The problem
Will you output all of the data below exactly, omitting the images?

Data lines
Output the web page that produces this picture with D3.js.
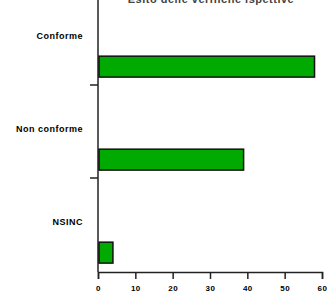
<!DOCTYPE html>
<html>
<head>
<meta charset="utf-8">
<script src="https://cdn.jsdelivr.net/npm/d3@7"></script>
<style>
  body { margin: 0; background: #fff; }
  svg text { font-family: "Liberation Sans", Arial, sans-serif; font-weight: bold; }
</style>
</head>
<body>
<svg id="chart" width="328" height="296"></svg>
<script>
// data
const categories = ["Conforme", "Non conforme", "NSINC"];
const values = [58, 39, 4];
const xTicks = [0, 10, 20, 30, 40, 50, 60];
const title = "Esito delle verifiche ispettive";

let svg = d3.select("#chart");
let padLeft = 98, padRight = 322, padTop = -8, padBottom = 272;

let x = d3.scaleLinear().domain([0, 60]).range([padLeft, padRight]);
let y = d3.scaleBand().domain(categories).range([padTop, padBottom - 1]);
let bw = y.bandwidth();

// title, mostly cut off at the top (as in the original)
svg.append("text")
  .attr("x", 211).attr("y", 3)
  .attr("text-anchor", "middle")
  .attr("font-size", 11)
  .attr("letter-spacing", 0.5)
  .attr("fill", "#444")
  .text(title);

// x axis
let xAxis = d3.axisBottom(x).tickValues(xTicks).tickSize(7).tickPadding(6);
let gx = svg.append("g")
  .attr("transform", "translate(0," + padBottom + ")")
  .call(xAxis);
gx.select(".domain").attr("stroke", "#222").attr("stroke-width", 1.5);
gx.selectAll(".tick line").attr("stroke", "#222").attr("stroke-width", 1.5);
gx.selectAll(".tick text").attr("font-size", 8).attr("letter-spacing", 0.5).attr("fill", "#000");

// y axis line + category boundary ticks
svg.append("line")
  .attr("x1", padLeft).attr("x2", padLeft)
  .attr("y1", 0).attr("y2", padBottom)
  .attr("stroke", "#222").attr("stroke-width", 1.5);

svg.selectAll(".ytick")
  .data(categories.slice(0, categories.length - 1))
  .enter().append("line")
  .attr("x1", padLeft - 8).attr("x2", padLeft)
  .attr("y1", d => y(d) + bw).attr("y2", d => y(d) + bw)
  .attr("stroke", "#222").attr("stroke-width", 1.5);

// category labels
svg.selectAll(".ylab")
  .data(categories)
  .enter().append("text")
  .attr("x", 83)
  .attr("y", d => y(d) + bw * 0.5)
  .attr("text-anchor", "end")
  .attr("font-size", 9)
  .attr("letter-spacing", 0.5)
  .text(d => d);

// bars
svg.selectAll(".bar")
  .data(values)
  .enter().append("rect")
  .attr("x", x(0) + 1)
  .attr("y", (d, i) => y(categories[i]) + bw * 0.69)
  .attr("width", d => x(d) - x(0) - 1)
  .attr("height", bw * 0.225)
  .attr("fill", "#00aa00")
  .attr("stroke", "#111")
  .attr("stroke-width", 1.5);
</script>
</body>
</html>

Written response
Output the web page that produces this picture with D3.js.
<!DOCTYPE html>
<html>
<head>
<meta charset="utf-8">
<script src="https://cdn.jsdelivr.net/npm/d3@7"></script>
<style>
  body { margin: 0; background: #fff; }
  svg text { font-family: "Liberation Sans", Arial, sans-serif; font-weight: bold; }
</style>
</head>
<body>
<svg id="chart" width="328" height="296"></svg>
<script>
// data
const categories = ["Conforme", "Non conforme", "NSINC"];
const values = [58, 39, 4];
const xTicks = [0, 10, 20, 30, 40, 50, 60];
const title = "Esito delle verifiche ispettive";

let svg = d3.select("#chart");
let padLeft = 98, padRight = 322, padTop = -8, padBottom = 272;

let x = d3.scaleLinear().domain([0, 60]).range([padLeft, padRight]);
let y = d3.scaleBand().domain(categories).range([padTop, padBottom - 1]);
let bw = y.bandwidth();

// title, mostly cut off at the top (as in the original)
svg.append("text")
  .attr("x", 211).attr("y", 3)
  .attr("text-anchor", "middle")
  .attr("font-size", 11)
  .attr("letter-spacing", 0.5)
  .attr("fill", "#444")
  .text(title);

// x axis
let xAxis = d3.axisBottom(x).tickValues(xTicks).tickSize(7).tickPadding(6);
let gx = svg.append("g")
  .attr("transform", "translate(0," + padBottom + ")")
  .call(xAxis);
gx.select(".domain").attr("stroke", "#222").attr("stroke-width", 1.5);
gx.selectAll(".tick line").attr("stroke", "#222").attr("stroke-width", 1.5);
gx.selectAll(".tick text").attr("font-size", 8).attr("letter-spacing", 0.5).attr("fill", "#000");

// y axis line + category boundary ticks
svg.append("line")
  .attr("x1", padLeft).attr("x2", padLeft)
  .attr("y1", 0).attr("y2", padBottom)
  .attr("stroke", "#222").attr("stroke-width", 1.5);

svg.selectAll(".ytick")
  .data(categories.slice(0, categories.length - 1))
  .enter().append("line")
  .attr("x1", padLeft - 8).attr("x2", padLeft)
  .attr("y1", d => y(d) + bw).attr("y2", d => y(d) + bw)
  .attr("stroke", "#222").attr("stroke-width", 1.5);

// category labels
svg.selectAll(".ylab")
  .data(categories)
  .enter().append("text")
  .attr("x", 83)
  .attr("y", d => y(d) + bw * 0.5)
  .attr("text-anchor", "end")
  .attr("font-size", 9)
  .attr("letter-spacing", 0.5)
  .text(d => d);

// bars
svg.selectAll(".bar")
  .data(values)
  .enter().append("rect")
  .attr("x", x(0) + 1)
  .attr("y", (d, i) => y(categories[i]) + bw * 0.69)
  .attr("width", d => x(d) - x(0) - 1)
  .attr("height", bw * 0.225)
  .attr("fill", "#00aa00")
  .attr("stroke", "#111")
  .attr("stroke-width", 1.5);
</script>
</body>
</html>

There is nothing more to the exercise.